Another respondent was quoted as saying TSA subjected them to a longer screening as TSA searched their bag, pulled out intimate items and called friends to look and laugh. The respondent reported having “to remove my wig to prove I was the same person” and being “humiliated.”

The Screening With Dignity Act would require TSA to conduct two studies within 180 days. The first would evaluate the cost and feasibility of retrofitting advanced imaging technology screening equipment, or developing new equipment, that would operate in a gender-neutral manner. The second study would assess the impact TSA’s screening has on self-identified transgender and gender-nonconforming passengers compared to other travelers.

Further, the bill would codify vital privacy and anti-discrimination rules for travelers on the basis of numerous characteristics, including sexual orientation and gender identity.

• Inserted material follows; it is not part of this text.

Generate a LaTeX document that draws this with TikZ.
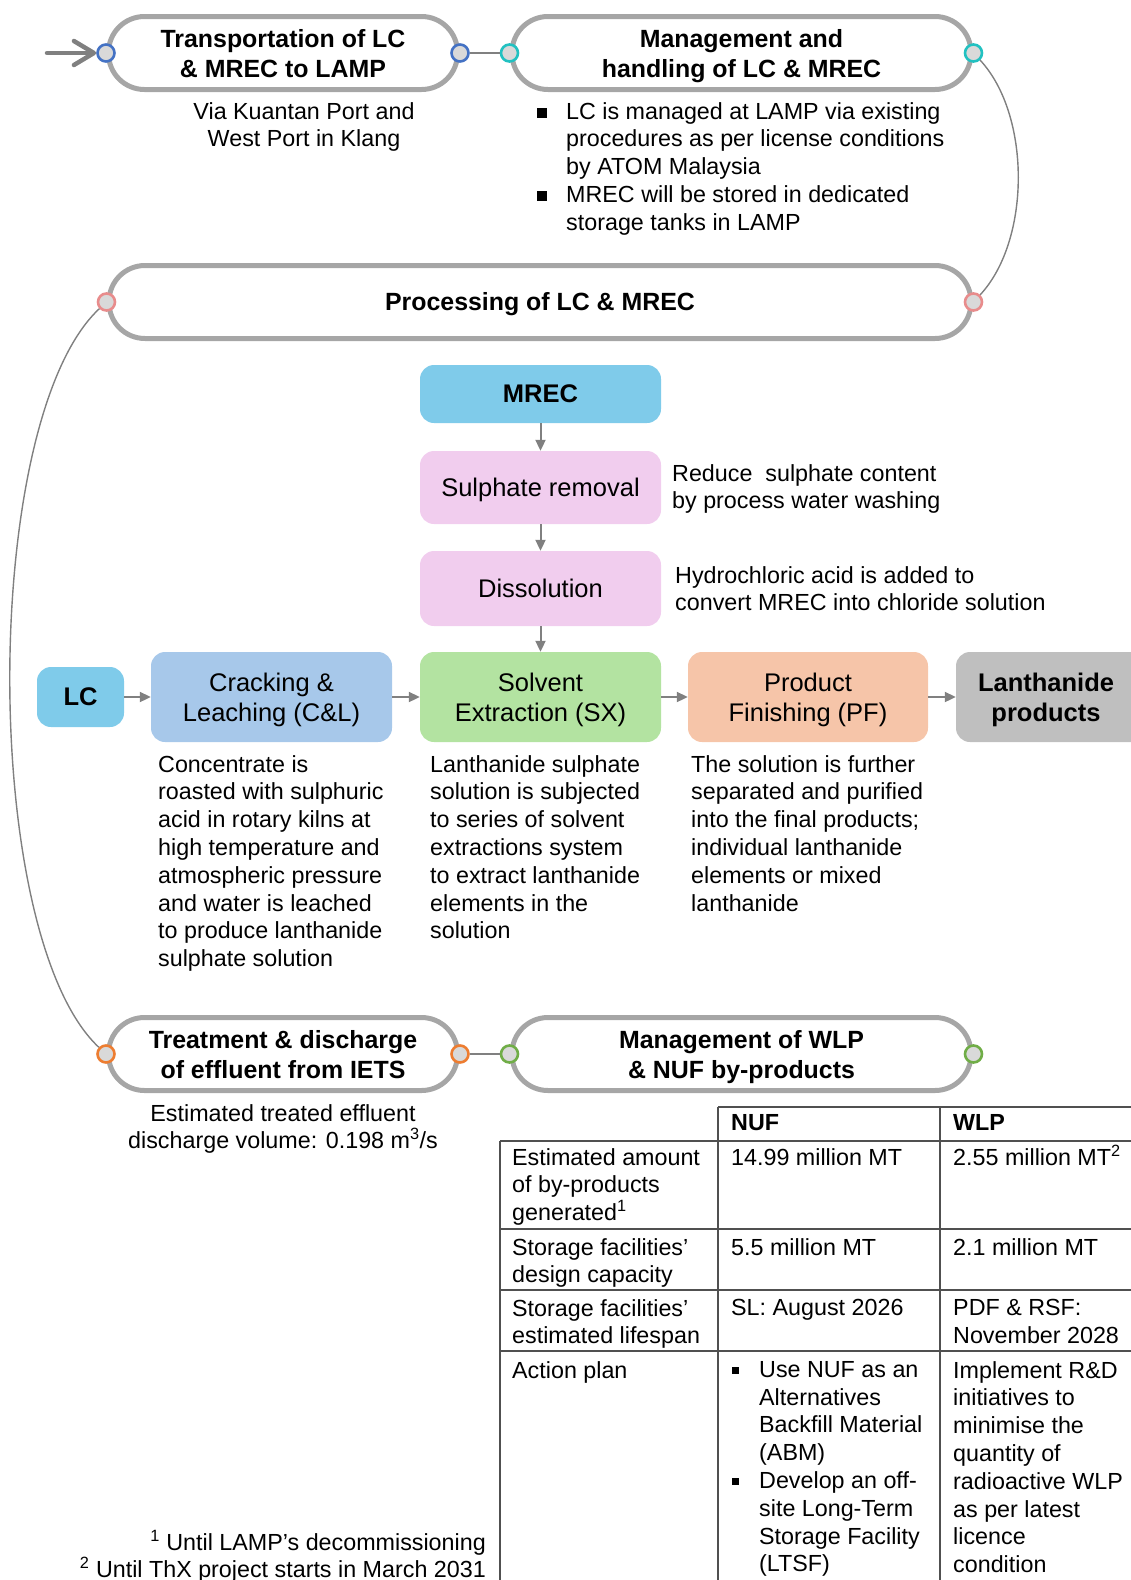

The legislation has 15 original co-sponsors and support from groups like the American Civil Liberties Union, the Human Rights Campaign and the National Center for Transgender Equality.

Harper Jean Tobin, director of policy for the National Center for Transgender Equality, said the bill is a crucial step in alleviating the challenges transgender passengers face in TSA screenings.

“The TSA is broken, and it has been broken for all travelers for a long time,” Tobin said. “For many transgender people, every vacation or business trip begins with invasive body scans and humiliating pat-downs. No more empty promises – the TSA needs to make real changes to both the ineffective machines that cause so many false alarms and their training and procedures.”